Du benutzt in der Strecke für das S Magazin ausschließlich Querformate? Welche Assoziation wolltest du damit erzielen?
Die Wahl des Querformats liegt auf der Hand, da hier eine Geschichte erzählt wurde, die man genauso gut hätte filmen können. Jedes Foto könnte ein Film-Outtake sein. Querformat fotografiere ich am liebsten, da sich die Umgebung so viel besser einbauen lässt, sei es die Architektur – was auch eine große Leidenschaft von mir ist –, seien es Landschaften oder einfach nur blanke, freie Flächen neben dem Hauptmotiv – der Person –, die das Foto einfach atmen lassen.
Du hast „The Gang“ on location auf der Straße geschossen. Wie bist du dabei mit dem Mittelformat und der Leica-S-Kamera zurechtgekommen?

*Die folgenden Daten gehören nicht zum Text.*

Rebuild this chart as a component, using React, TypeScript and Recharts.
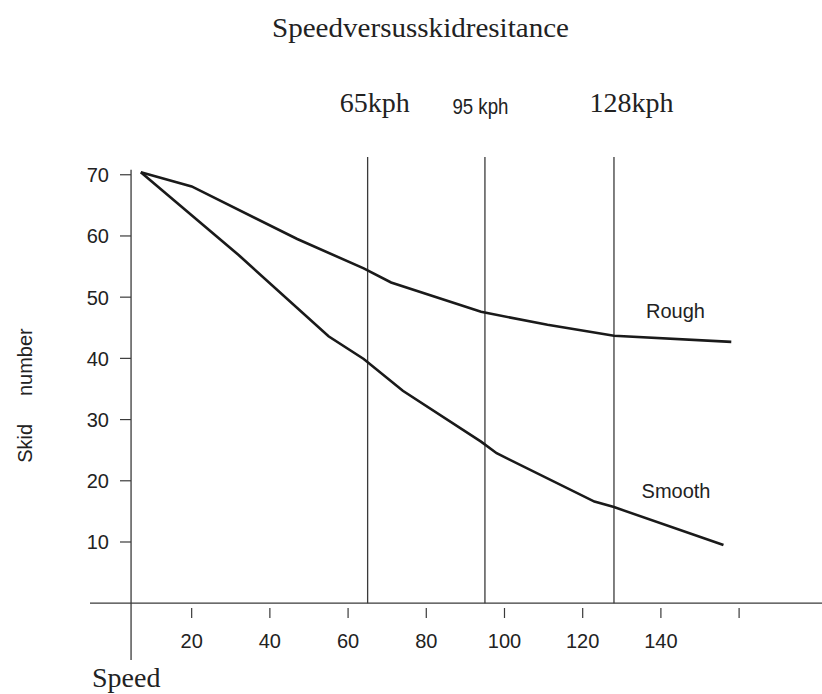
import React from 'react';
import { LineChart, Line, XAxis, YAxis, ReferenceLine } from 'recharts';

// values
const roughSpeed = [7, 20, 47, 64, 71, 94, 111, 128, 158];
const roughSkid = [70.4, 68.1, 59.5, 54.7, 52.4, 47.6, 45.5, 43.7, 42.7];
const smoothSpeed = [7, 32, 55, 64, 74, 94, 98, 123, 128, 156];
const smoothSkid = [70.4, 56.9, 43.6, 39.9, 34.7, 26.4, 24.5, 16.6, 15.7, 9.5];

const xTicks = [20, 40, 60, 80, 100, 120, 140, 160];
const xTickLabels = ['20', '40', '60', '80', '100', '120', '140', ''];
const yTicks = [10, 20, 30, 40, 50, 60, 70];
const markerSpeeds = [65, 95, 128];
const markerLabels = ['65kph', '95 kph', '128kph'];

const X_DOMAIN: [number, number] = [-6.0, 181.2];
const Y_DOMAIN: [number, number] = [-9.28, 72.9];
const Y_AXIS_AT = 4.5;
const Y_AXIS_TOP = 70.8;

const SERIF = '"Liberation Serif", "Times New Roman", serif';
const SANS = '"Liberation Sans", Arial, sans-serif';
const INK = '#1a1a1a';
const AXIS = '#3a3a3a';

const roughData = roughSpeed.map((speed, i) => ({ speed, skid: roughSkid[i] }));
const smoothData = smoothSpeed.map((speed, i) => ({ speed, skid: smoothSkid[i] }));

const XTick = (props: any) => {
  const { x, payload } = props;
  const idx = xTicks.indexOf(payload.value);
  return (
    <g>
      <line x1={x} y1={608} x2={x} y2={618} stroke={AXIS} strokeWidth={1.2} />
      <text x={x} y={648} textAnchor="middle" fontSize={20} fontFamily={SANS} fill="#222">
        {xTickLabels[idx]}
      </text>
    </g>
  );
};

const YTick = (props: any) => {
  const { y, payload } = props;
  return (
    <g>
      <line x1={120} y1={y} x2={131} y2={y} stroke={AXIS} strokeWidth={1.2} />
      <text x={109} y={y + 7.5} textAnchor="end" fontSize={20} fontFamily={SANS} fill="#222">
        {payload.value}
      </text>
    </g>
  );
};

const markerLabel = (i: number) => (props: any) => {
  const vx = props.viewBox ? props.viewBox.x : 0;
  const narrow = i === 1;
  const dx = [7, -4.5, 17.5][i];
  if (narrow) {
    return (
      <text
        x={vx + dx}
        y={114}
        textAnchor="middle"
        fontSize={22}
        fontFamily={SANS}
        fill="#222"
        textLength={56}
        lengthAdjust="spacingAndGlyphs"
      >
        {markerLabels[i]}
      </text>
    );
  }
  return (
    <text x={vx + dx} y={111.5} textAnchor="middle" fontSize={28} fontFamily={SERIF} fill="#222">
      {markerLabels[i]}
    </text>
  );
};

const seriesLabel = (text: string, at: number, dx: number, dy: number) => (props: any) => {
  if (props.index !== at) return null;
  return (
    <text x={props.x + dx} y={props.y + dy} fontSize={20} fontFamily={SANS} fill="#222">
      {text}
    </text>
  );
};

export default function App() {
  return (
    <div style={{ position: 'absolute', left: 0, top: 0 }}>
      <LineChart width={822} height={694} margin={{ top: 157, right: 0, bottom: 4, left: 30 }}>
        <XAxis
          type="number"
          dataKey="speed"
          domain={X_DOMAIN}
          ticks={xTicks}
          allowDataOverflow
          axisLine={false}
          tickLine={false}
          height={30}
          tick={<XTick />}
        />
        <YAxis
          type="number"
          domain={Y_DOMAIN}
          ticks={yTicks}
          allowDataOverflow
          axisLine={false}
          tickLine={false}
          width={60}
          tick={<YTick />}
        />
        <ReferenceLine y={0} stroke={AXIS} strokeWidth={1.3} />
        <ReferenceLine
          segment={[{ x: Y_AXIS_AT, y: Y_AXIS_TOP }, { x: Y_AXIS_AT, y: Y_DOMAIN[0] }]}
          stroke={AXIS}
          strokeWidth={1.3}
        />
        {markerSpeeds.map((s, i) => (
          <ReferenceLine
            key={s}
            segment={[{ x: s, y: Y_DOMAIN[1] }, { x: s, y: 0 }]}
            stroke={AXIS}
            strokeWidth={1.3}
            label={markerLabel(i)}
          />
        ))}
        <Line
          data={roughData}
          dataKey="skid"
          type="linear"
          stroke={INK}
          strokeWidth={2.6}
          dot={false}
          isAnimationActive={false}
          label={seriesLabel('Rough', 7, 32, -17.4)}
        />
        <Line
          data={smoothData}
          dataKey="skid"
          type="linear"
          stroke={INK}
          strokeWidth={2.6}
          dot={false}
          isAnimationActive={false}
          label={seriesLabel('Smooth', 8, 27.6, -9)}
        />
        <text
          x={420.5}
          y={37}
          textAnchor="middle"
          fontSize={27}
          fontFamily={SERIF}
          fill="#222"
          textLength={297}
          lengthAdjust="spacingAndGlyphs"
        >
          Speedversusskidresitance
        </text>
        <text x={92} y={687} fontSize={28} fontFamily={SERIF} fill="#222">
          Speed
        </text>
        <text
          x={32}
          y={395.5}
          transform="rotate(-90, 32, 395.5)"
          textAnchor="middle"
          fontSize={20}
          fontFamily={SANS}
          fill="#222"
        >
          {'Skid\u00a0\u00a0\u00a0\u00a0\u00a0number'}
        </text>
      </LineChart>
    </div>
  );
}
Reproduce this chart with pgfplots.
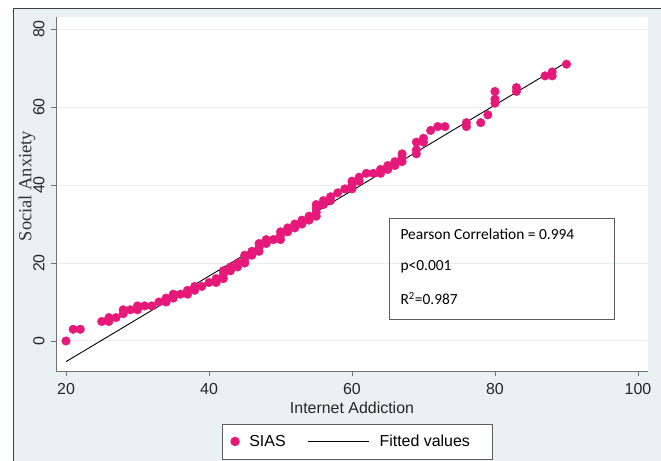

Wunderbar! Da ich früher, als ich noch mit Film fotografierte, fast ausschließlich mit Mittelformatkameras gearbeitet habe, ist es für mich fast ein nostalgisches Gefühl, das zurückkommt – natürlich mit bester und neuester Technik. In dem Sinne, dass ich die Dinge wieder so sehe, wie sie wirklich sind, und das Augenmerk wieder auf das Wesentliche lege, die Fotografie. Dazu kommt: Ich liebe große Kameras! Deshalb muss der zusätzliche Batteriegriff immer mit dazu.
Du möchtest nach New York ziehen. Was sind denn deine Pläne für die Zukunft?
Ganz genau, es wird immer ein ständiges Pendeln sein, aber genauso gefällt es mir. Mein Sohn ist begeistert von der Idee, dass meine Basis in New York sein wird. Was die Zukunftspläne angeht: Da gibt es einiges, zum Beispiel habe ich gerade die Arbeit an einem Buch begonnen, das sehr interessant wird. Das hat man so noch nicht gesehen.